Former UC Berkeley School of Law dean Sujit Choudhry, who resigned from his position after a campus employee sued him for sexual harassment, dropped his racial discrimination suit against the university Tuesday.
UC President Janet Napolitano called for a second disciplinary hearing after the original disciplinary actions were criticized for being too lenient.
In September, Choudhry filed a lawsuit against the UC Board of Regents and other related parties, alleging that the university had racially discriminated against him in its disciplinary proceedings and attempted to deprive him of his reputation and career.
Choudhry filed a motion to stop the campus from pursuing disciplinary proceedings against him, but that motion was denied by a United States district judge Nov. 11.
Choudhry was sued for sexual harassment in March by his executive assistant Tyann Sorrell. She accused the former law school dean of giving her unwanted hugs and kisses, and Choudhry was subsequently docked 10 percent of his salary one year.

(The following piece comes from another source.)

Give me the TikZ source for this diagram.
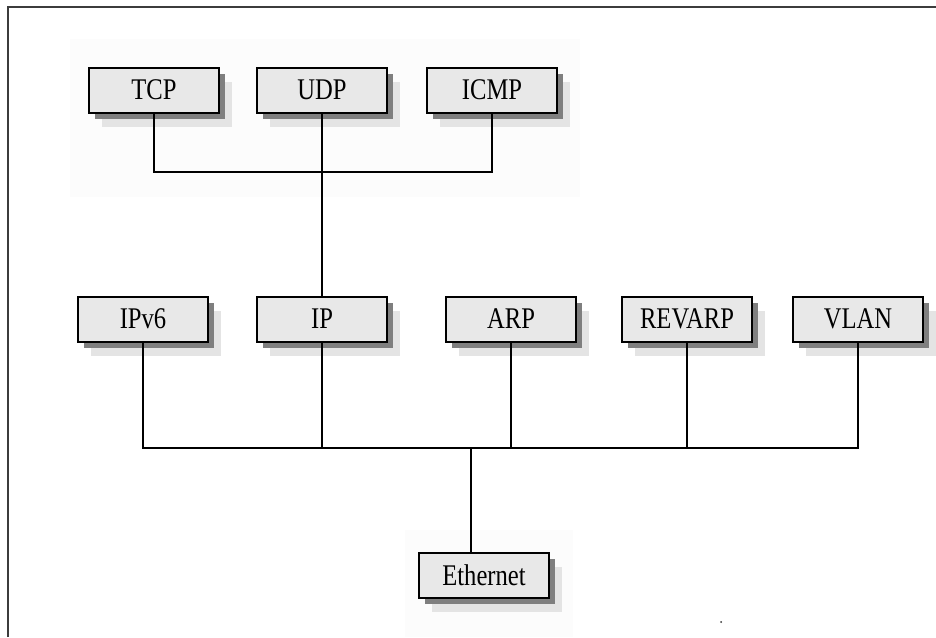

Choudhry resigned as dean and currently remains a tenured law professor but is not assigned to teach any classes this semester.
Sorrell returned to campus Nov. 11 to work as an executive assistant in the office of the Berkeley Law dean. Sorrell said, however, she can only work three days a week because of her ongoing medical treatment as necessitated by Choudhry’s alleged misconduct, adding that her part-time pay is insufficient because she is being forced to use her sick and vacation days in order to accommodate this schedule.
Sujit Choudhry’s lawyer, William Taylor, would not comment on litigation or litigation strategies. Taylor said, however, this instance is a “dismissal without prejudice,” which does not prevent Choudhry from taking action in another court at a different time.